Свидетельства тех, что вошли в книгу, карьеру не делали и не сделали. Но при всех трудностях, ими пережитых, просветленное и щемящее, если так можно выразить, счастливое, от текстов исходило, порождающее ностальгию по тем, рухнувшим в небытие временам.

Но постепенно назревало, разрасталось другое: горечь, боль. Почему же, Господи, на нашей родине всегда, всё против человека, и тогда и теперь? В каждой буквально семье своя трагедия: репрессированные, стёртые в лагерную пыль, не пускаемые, отвергаемые “недобитки”, и с пятым пунктом”, и без оного.

Меня, вот сейчас, ожгло стыдом. Фото-вкладки в книге воскресили тогдашних кумиров, некоторых лично знала, общалась. Ну повезло. Повезло, что и книги, и билеты без надсадности получала. Хотя и при “избранности блат требовался, “ знакомства”. На любом уровне: не подмажешь - не поедешь. Мама умела: духи, коробки конфет, обольстительные улыбки, наигранное простодушие. А то бы и при отцовских регалиях – фиг. И сама, хочешь-не хочешь, обучилась. Приятельствовала с директором Большого театра, потому и дочку водила, когда родителей уже не стало, через особый подъезд, в особую ложу. В консерваторию так же. На выставки, в Пушкинский, к примеру, не через вход, где томилась длиннющая очередь, а сбоку. Проводили знакомые, с книжечкой, удостоверяющей, что они члены союза художников. Им можно - прочим нельзя.

“Прочим” - нельзя, ничего. А прочие-то и есть страна. Народ, которого всегда и в СССР, и в России сейчас спихивали и спихивают на обочину, в помойку. Ничего нового, как при “социализме”, так и при ихнем “капитализме”. Тоже самое, как под кальку.

И еще один виток, еще стадию я прошла по мере прочтения этой нетолстой, но синтезирующей время, людские надежды, чаяния книжки: ах, черт возьми, как же вы позволили себя еще раз растоптать! Какие же дурни и слабаки. Чтобы опять нагреться, опять надругательству подвергаться. Родная, слюнявая и отважная российская интеллигенция, всё всегда уплывает из ваших дырявых рук. Ладно там бабушкины- дедушкины реликвии в виде блюдечек с росписью фиалками-незабудками, ладно - сопротивление в коммуналках, в общих грязных уборных, что вы очереди по уборке не дожидаясь, отмывали, на коленях ползая, пенсне возвращая сползшее на переносицу, ладно - стёртые серебреные ложечки и камеи, обменянные у барышников за буханку. Вы еще раз, еще раз потеряли страну. Окончательно, видимо.

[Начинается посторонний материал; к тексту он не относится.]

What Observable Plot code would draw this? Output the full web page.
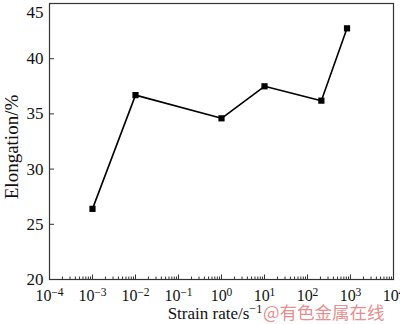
<!DOCTYPE html>
<html><head><meta charset="utf-8">
<script src="https://cdn.jsdelivr.net/npm/d3@7"></script>
<script src="https://cdn.jsdelivr.net/npm/@observablehq/plot@0.6"></script>
<style>body{margin:0;background:#fff}</style></head>
<body><div id="c"></div>
<script>
const strainRate = [1e-3, 1e-2, 1, 10, 210, 830];
const elongation = [26.4, 36.7, 34.6, 37.5, 36.2, 42.75];
const xExponents = [-4, -3, -2, -1, 0, 1, 2, 3, 4];
const yTicks = [20, 25, 30, 35, 40, 45];
const xLabel = "Strain rate/s";
const xLabelSup = "-1";
const yLabel = "Elongation/%";
const watermark = "@有色金属在线";

const data = strainRate.map((x, i) => ({x, y: elongation[i]}));
const xMajor = xExponents.map(e => 10 ** e);
const xMinor = [];
for (let e = -4; e < 4; e++) for (let m = 2; m < 10; m++) xMinor.push(m * 10 ** e);

const serif = "'Liberation Serif', 'Times New Roman', serif";
const W = 400, H = 324, mL = 49, mR = 7, mT = 3, mB = 45;
const plot = Plot.plot({
  width: W, height: H, marginLeft: mL, marginRight: mR, marginTop: mT, marginBottom: mB,
  style: {fontFamily: serif, fontSize: "16px", color: "#111", background: "#fff", overflow: "visible"},
  x: {type: "log", domain: [1e-4, 1e4]},
  y: {domain: [20, 45]},
  marks: [
    Plot.axisX({ticks: xMinor, tickSize: -2.5, text: null, label: null, stroke: "#333"}),
    Plot.axisX({ticks: xMajor, tickSize: -4.5, tickPadding: 15, label: null, stroke: "#333",
      fontFamily: serif, fontSize: 16, tickFormat: d => "10E" + Math.round(Math.log10(d))}),
    Plot.axisY({ticks: yTicks, tickSize: -5, tickPadding: 11, label: null, stroke: "#333",
      fontFamily: serif, fontSize: 17}),
    Plot.frame({stroke: "#333", strokeWidth: 1.2}),
    Plot.line(data, {x: "x", y: "y", stroke: "#000", strokeWidth: 1.6}),
    Plot.dot(data, {x: "x", y: "y", symbol: "square", fill: "#000", stroke: "none", r: 3.5})
  ]
});
document.getElementById("c").appendChild(plot);

const svg = d3.select(plot);
svg.selectAll("text").each(function () {
  const t = d3.select(this);
  const s = t.text();
  t.attr("font-family", serif).attr("fill", "#111");
  if (s === String(yTicks[yTicks.length - 1])) t.attr("dy", "0.56em");
  const m = s.match(/^10E(.+)$/);
  if (!m) return;
  const e = m[1].replace("-", "\u2212");
  t.text("10");
  t.append("tspan").attr("dy", "-0.45em").attr("font-size", "0.72em").text(e);
});

svg.append("text")
  .attr("x", 215).attr("y", 319)
  .attr("text-anchor", "middle")
  .attr("font-family", serif).attr("font-size", 17).attr("fill", "#111")
  .call(t => {
    t.append("tspan").text(xLabel);
    t.append("tspan").attr("dy", "-0.45em").attr("font-size", "0.72em").text(xLabelSup.replace("-", "\u2212"));
  });

svg.append("text")
  .attr("transform", "translate(18,147) rotate(-90)")
  .attr("text-anchor", "middle")
  .attr("font-family", serif).attr("font-size", 19).attr("fill", "#111")
  .text(yLabel);

svg.append("text")
  .attr("x", 263).attr("y", 319)
  .attr("text-anchor", "start")
  .attr("font-family", "'Noto Sans CJK SC', sans-serif").attr("font-size", 17.5)
  .attr("fill", "#e07070").attr("fill-opacity", 0.8)
  .text(watermark);
</script>
</body></html>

“Танки в Праге, Джоконда в Москве” - не призыв, не гимн лучшему, что в стране имелось, а тризна, похороны искалеченному и ушедшему без итогов, на упокой. Не воспитав, не оставив преемников – вот в чём катастрофа. Последняя крепость, удерживаемая самыми смелыми в семидесятых- восьмидесятых и в девяностых даже, сдалась, пала. Общество победила власть, всегда безжалостная, но при общественной беспомощности в разнузданности все пределы, границы безнаказанно наруш
ая.

Дочитала и ощутила озноб. Не солидарность, а злость. Сами, во всём виноваты сами.